Lines of data:
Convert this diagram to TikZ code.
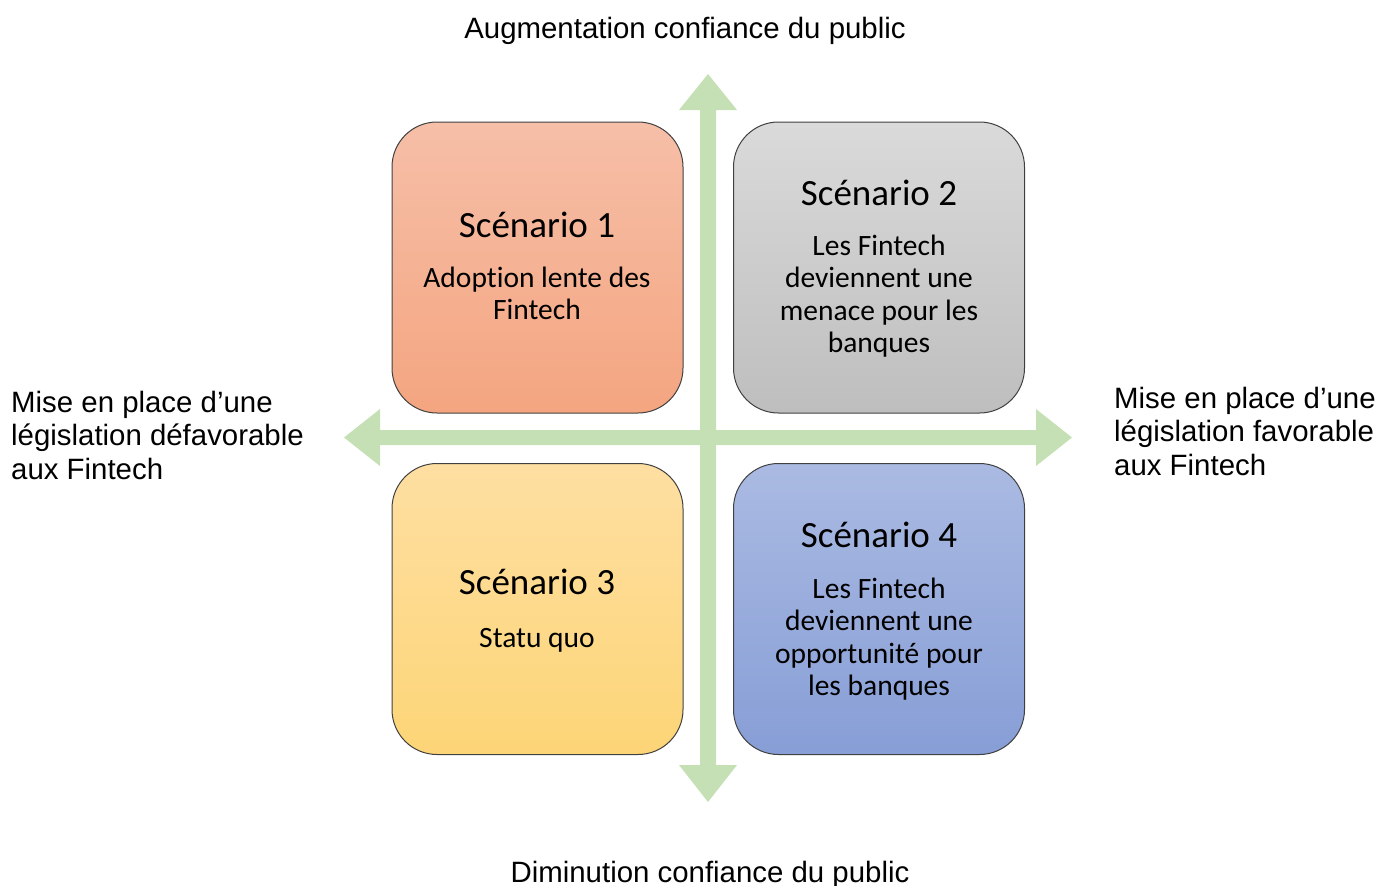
\documentclass[tikz,border=0pt]{standalone}
\usepackage{fontspec}
\setmainfont{Liberation Sans}
\newfontfamily\calib[RawFeature={-liga;-clig}]{Carlito}
\definecolor{axisgreen}{HTML}{C5E0B4}
\definecolor{redtop}{HTML}{F6BFA8}
\definecolor{redbot}{HTML}{F4A580}
\definecolor{graytop}{HTML}{DADADA}
\definecolor{graybot}{HTML}{BEBEBE}
\definecolor{yeltop}{HTML}{FEDFA2}
\definecolor{yelbot}{HTML}{FDD577}
\definecolor{bluetop}{HTML}{AABAE2}
\definecolor{bluebot}{HTML}{879ED6}
\definecolor{boxline}{HTML}{404040}
\begin{document}
\begin{tikzpicture}[x=1pt,y=-1pt,
  quad/.style={draw=boxline, line width=1pt, rounded corners=45pt,
    minimum width=291pt, minimum height=291pt, inner sep=0pt},
  quadtitle/.style={anchor=base, inner sep=0pt, font=\calib\fontsize{37}{44}\selectfont},
  quadbody/.style={anchor=base, inner sep=0pt, align=center, font=\calib\fontsize{29.5}{32.4}\selectfont},
  axislabel/.style={inner sep=0pt, font=\fontsize{29.4}{33.5}\selectfont},
  axis/.style={fill=axisgreen, draw=none}]
\useasboundingbox (0,0) rectangle (1390,886);
% axes
\fill[axis] (700,110) -- (679,110) -- (708,74) -- (737,110) -- (716,110)
  -- (716,765) -- (737,765) -- (708,802) -- (679,765) -- (700,765) -- cycle;
\fill[axis] (380,430) -- (380,409) -- (344,437.5) -- (380,466) -- (380,445)
  -- (1036,445) -- (1036,466) -- (1072,437.5) -- (1036,409) -- (1036,430) -- cycle;
% boxes
\node[quad, top color=redtop, bottom color=redbot] (q1) at (537.5,267.5) {};
\node[quad, top color=graytop, bottom color=graybot] (q2) at (879,267.5) {};
\node[quad, top color=yeltop, bottom color=yelbot] (q3) at (537.5,609) {};
\node[quad, top color=bluetop, bottom color=bluebot] (q4) at (879,609) {};
% box texts (anchor base = baseline of last line)
\node[quadtitle] (t1) at (537,237) {Scénario 1};
\node[quadbody] (b1) at (537,319.9) {Adoption lente des\\Fintech};
\node[quadtitle] (t2) at (879,205) {Scénario 2};
\node[quadbody] (b2) at (879,352.7) {Les Fintech\\deviennent une\\menace pour les\\banques};
\node[quadtitle] (t3) at (537,594) {Scénario 3};
\node[quadbody] (b3) at (537,647) {Statu quo};
\node[quadtitle] (t4) at (879,547) {Scénario 4};
\node[quadbody] (b4) at (879,695.7) {Les Fintech\\deviennent une\\opportunité pour\\les banques};
% axis labels
\node[axislabel, anchor=base] (top) at (685,38) {Augmentation confiance du public};
\node[axislabel, anchor=base] (bottom) at (710,882) {Diminution confiance du public};
\node[axislabel, anchor=base west, align=left] (left) at (11,479) {Mise en place d’une\\législation défavorable\\aux Fintech};
\node[axislabel, anchor=base west, align=left] (right) at (1114,475) {Mise en place d’une\\législation favorable\\aux Fintech};
\end{tikzpicture}
\end{document}
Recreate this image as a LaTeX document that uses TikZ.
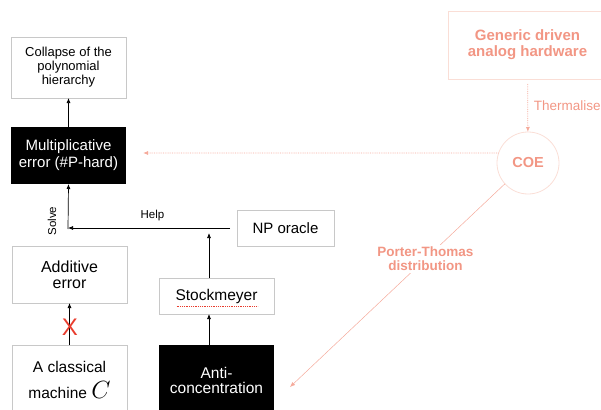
\documentclass[tikz,border=0pt]{standalone}
\usepackage{fontspec}
\setmainfont{Liberation Sans}
\usetikzlibrary{arrows,arrows.meta,calc,positioning}
\definecolor{salmon}{RGB}{242,150,132}
\definecolor{salmonline}{RGB}{245,170,155}
\definecolor{salmonpale}{RGB}{250,222,214}
\definecolor{boxgray}{RGB}{200,200,200}
\definecolor{crossred}{RGB}{232,60,45}

\begin{document}
\begin{tikzpicture}[x=1pt,y=-1pt,
      every node/.style={font=\fontsize{15}{17}\selectfont, align=center, inner sep=0pt, outer sep=0pt},
      plain/.style={draw=boxgray, line width=0.8pt, minimum width=115pt},
      dark/.style={fill=black, text=white, minimum width=115pt},
      pinkbox/.style={draw=salmonpale, line width=0.8pt, text=salmon, font=\fontsize{15}{16}\selectfont\bfseries},
      link/.style={-{Latex[length=5pt,width=4pt]}, line width=0.7pt},
      pinklink/.style={-{Latex[length=5pt,width=4pt]}, salmonline, densely dotted, line width=0.8pt},
      small/.style={font=\fontsize{11.5}{12}\selectfont}]
      \useasboundingbox (0,0) rectangle (601,409);
      % left column
      \node[plain, minimum height=61pt, font=\fontsize{13}{14}\selectfont] (collapse) at (68.5,67.5) {Collapse of the\\polynomial\\hierarchy};
      \node[dark, minimum height=57pt] (mult) at (68.5,155.5) {Multiplicative\\error (\#P-hard)};
      \node[plain, minimum height=57pt, font=\fontsize{16}{16}\selectfont] (additive) at (69.5,274.5) {Additive\\error};
      \node[plain, minimum height=70pt, font=\fontsize{15.5}{26}\selectfont] (classical) at (69.5,380) {A classical\\machine {\fontsize{24}{24}\selectfont$C$}};
      % middle column
      \node[plain, minimum width=97pt, minimum height=36pt] (np) at (285.5,228) {NP oracle};
      \node[plain, minimum height=36pt, font=\fontsize{15.5}{17}\selectfont] (stock) at (216.5,296) {Stockmeyer};
      \node[dark, minimum height=70pt, font=\fontsize{15.5}{15}\selectfont] (anti) at (216.5,380) {Anti-\\concentration};
      % right side
      \node[pinkbox, minimum width=159pt, minimum height=68pt] (hardware) at (527.5,45) {Generic driven\\analog hardware};
      \node[circle, draw=salmonpale, line width=0.8pt, minimum size=62pt, text=salmon, font=\fontsize{14.5}{15}\selectfont\bfseries] (coe) at (528,163) {COE};
      \coordinate (solvept) at (68,229);
      \coordinate (helppt) at (209,233);
      \coordinate (multin) at (143,153);
      \coordinate (antiin) at (290,387);
      % arrows
      \draw[link] (mult) -- (collapse);
      \draw[link] (solvept) -- (mult.south);
      \draw[link, shorten <=7pt] (np.west) -- (solvept |- np.west) node[midway, above=7pt, small] (help) {Help};
      \node[small, rotate=90] (solve) at (52,221) {Solve};
      \draw[link] (stock.north -| helppt) -- (helppt);
      \draw[link] (anti.north -| helppt) -- (stock.south -| helppt);
      \draw[link] (classical) -- (additive);
      \node[text=crossred, font=\fontsize{24}{24}\selectfont] (cross) at (70,327) {X};
      \draw[crossred, densely dotted, line width=0.8pt] ($(stock.center)+(-40,10)$) -- ($(stock.center)+(41,10)$);
      \draw[pinklink, shorten <=5pt] (hardware) -- (coe) node[midway, right=6pt, text=salmon, font=\fontsize{13.5}{14}\selectfont] (therm) {Thermalised};
      \draw[pinklink] (coe.161) -- (multin);
      \draw[-{Latex[length=5pt,width=4pt]}, salmonline, line width=0.5pt] (coe.222) -- (antiin) node[pos=0.37, fill=white, inner sep=2pt, text=salmon, font=\fontsize{13.5}{14}\selectfont\bfseries] (porter) {Porter-Thomas\\distribution};
\end{tikzpicture}
\end{document}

• **Directions for this task**
Skip the pictures and transcribe the rest of the records exactly.

• **Expected answer**
Convert this diagram to TikZ code.
\documentclass[tikz,border=0pt]{standalone}
\usepackage{fontspec}
\setmainfont{Liberation Sans}
\newfontfamily\calib[RawFeature={-liga;-clig}]{Carlito}
\definecolor{axisgreen}{HTML}{C5E0B4}
\definecolor{redtop}{HTML}{F6BFA8}
\definecolor{redbot}{HTML}{F4A580}
\definecolor{graytop}{HTML}{DADADA}
\definecolor{graybot}{HTML}{BEBEBE}
\definecolor{yeltop}{HTML}{FEDFA2}
\definecolor{yelbot}{HTML}{FDD577}
\definecolor{bluetop}{HTML}{AABAE2}
\definecolor{bluebot}{HTML}{879ED6}
\definecolor{boxline}{HTML}{404040}
\begin{document}
\begin{tikzpicture}[x=1pt,y=-1pt,
  quad/.style={draw=boxline, line width=1pt, rounded corners=45pt,
    minimum width=291pt, minimum height=291pt, inner sep=0pt},
  quadtitle/.style={anchor=base, inner sep=0pt, font=\calib\fontsize{37}{44}\selectfont},
  quadbody/.style={anchor=base, inner sep=0pt, align=center, font=\calib\fontsize{29.5}{32.4}\selectfont},
  axislabel/.style={inner sep=0pt, font=\fontsize{29.4}{33.5}\selectfont},
  axis/.style={fill=axisgreen, draw=none}]
\useasboundingbox (0,0) rectangle (1390,886);
% axes
\fill[axis] (700,110) -- (679,110) -- (708,74) -- (737,110) -- (716,110)
  -- (716,765) -- (737,765) -- (708,802) -- (679,765) -- (700,765) -- cycle;
\fill[axis] (380,430) -- (380,409) -- (344,437.5) -- (380,466) -- (380,445)
  -- (1036,445) -- (1036,466) -- (1072,437.5) -- (1036,409) -- (1036,430) -- cycle;
% boxes
\node[quad, top color=redtop, bottom color=redbot] (q1) at (537.5,267.5) {};
\node[quad, top color=graytop, bottom color=graybot] (q2) at (879,267.5) {};
\node[quad, top color=yeltop, bottom color=yelbot] (q3) at (537.5,609) {};
\node[quad, top color=bluetop, bottom color=bluebot] (q4) at (879,609) {};
% box texts (anchor base = baseline of last line)
\node[quadtitle] (t1) at (537,237) {Scénario 1};
\node[quadbody] (b1) at (537,319.9) {Adoption lente des\\Fintech};
\node[quadtitle] (t2) at (879,205) {Scénario 2};
\node[quadbody] (b2) at (879,352.7) {Les Fintech\\deviennent une\\menace pour les\\banques};
\node[quadtitle] (t3) at (537,594) {Scénario 3};
\node[quadbody] (b3) at (537,647) {Statu quo};
\node[quadtitle] (t4) at (879,547) {Scénario 4};
\node[quadbody] (b4) at (879,695.7) {Les Fintech\\deviennent une\\opportunité pour\\les banques};
% axis labels
\node[axislabel, anchor=base] (top) at (685,38) {Augmentation confiance du public};
\node[axislabel, anchor=base] (bottom) at (710,882) {Diminution confiance du public};
\node[axislabel, anchor=base west, align=left] (left) at (11,479) {Mise en place d’une\\législation défavorable\\aux Fintech};
\node[axislabel, anchor=base west, align=left] (right) at (1114,475) {Mise en place d’une\\législation favorable\\aux Fintech};
\end{tikzpicture}
\end{document}
Recreate this image as a LaTeX document that uses TikZ.
\documentclass[tikz,border=0pt]{standalone}
\usepackage{fontspec}
\setmainfont{Liberation Sans}
\usetikzlibrary{arrows,arrows.meta,calc,positioning}
\definecolor{salmon}{RGB}{242,150,132}
\definecolor{salmonline}{RGB}{245,170,155}
\definecolor{salmonpale}{RGB}{250,222,214}
\definecolor{boxgray}{RGB}{200,200,200}
\definecolor{crossred}{RGB}{232,60,45}

\begin{document}
\begin{tikzpicture}[x=1pt,y=-1pt,
      every node/.style={font=\fontsize{15}{17}\selectfont, align=center, inner sep=0pt, outer sep=0pt},
      plain/.style={draw=boxgray, line width=0.8pt, minimum width=115pt},
      dark/.style={fill=black, text=white, minimum width=115pt},
      pinkbox/.style={draw=salmonpale, line width=0.8pt, text=salmon, font=\fontsize{15}{16}\selectfont\bfseries},
      link/.style={-{Latex[length=5pt,width=4pt]}, line width=0.7pt},
      pinklink/.style={-{Latex[length=5pt,width=4pt]}, salmonline, densely dotted, line width=0.8pt},
      small/.style={font=\fontsize{11.5}{12}\selectfont}]
      \useasboundingbox (0,0) rectangle (601,409);
      % left column
      \node[plain, minimum height=61pt, font=\fontsize{13}{14}\selectfont] (collapse) at (68.5,67.5) {Collapse of the\\polynomial\\hierarchy};
      \node[dark, minimum height=57pt] (mult) at (68.5,155.5) {Multiplicative\\error (\#P-hard)};
      \node[plain, minimum height=57pt, font=\fontsize{16}{16}\selectfont] (additive) at (69.5,274.5) {Additive\\error};
      \node[plain, minimum height=70pt, font=\fontsize{15.5}{26}\selectfont] (classical) at (69.5,380) {A classical\\machine {\fontsize{24}{24}\selectfont$C$}};
      % middle column
      \node[plain, minimum width=97pt, minimum height=36pt] (np) at (285.5,228) {NP oracle};
      \node[plain, minimum height=36pt, font=\fontsize{15.5}{17}\selectfont] (stock) at (216.5,296) {Stockmeyer};
      \node[dark, minimum height=70pt, font=\fontsize{15.5}{15}\selectfont] (anti) at (216.5,380) {Anti-\\concentration};
      % right side
      \node[pinkbox, minimum width=159pt, minimum height=68pt] (hardware) at (527.5,45) {Generic driven\\analog hardware};
      \node[circle, draw=salmonpale, line width=0.8pt, minimum size=62pt, text=salmon, font=\fontsize{14.5}{15}\selectfont\bfseries] (coe) at (528,163) {COE};
      \coordinate (solvept) at (68,229);
      \coordinate (helppt) at (209,233);
      \coordinate (multin) at (143,153);
      \coordinate (antiin) at (290,387);
      % arrows
      \draw[link] (mult) -- (collapse);
      \draw[link] (solvept) -- (mult.south);
      \draw[link, shorten <=7pt] (np.west) -- (solvept |- np.west) node[midway, above=7pt, small] (help) {Help};
      \node[small, rotate=90] (solve) at (52,221) {Solve};
      \draw[link] (stock.north -| helppt) -- (helppt);
      \draw[link] (anti.north -| helppt) -- (stock.south -| helppt);
      \draw[link] (classical) -- (additive);
      \node[text=crossred, font=\fontsize{24}{24}\selectfont] (cross) at (70,327) {X};
      \draw[crossred, densely dotted, line width=0.8pt] ($(stock.center)+(-40,10)$) -- ($(stock.center)+(41,10)$);
      \draw[pinklink, shorten <=5pt] (hardware) -- (coe) node[midway, right=6pt, text=salmon, font=\fontsize{13.5}{14}\selectfont] (therm) {Thermalised};
      \draw[pinklink] (coe.161) -- (multin);
      \draw[-{Latex[length=5pt,width=4pt]}, salmonline, line width=0.5pt] (coe.222) -- (antiin) node[pos=0.37, fill=white, inner sep=2pt, text=salmon, font=\fontsize{13.5}{14}\selectfont\bfseries] (porter) {Porter-Thomas\\distribution};
\end{tikzpicture}
\end{document}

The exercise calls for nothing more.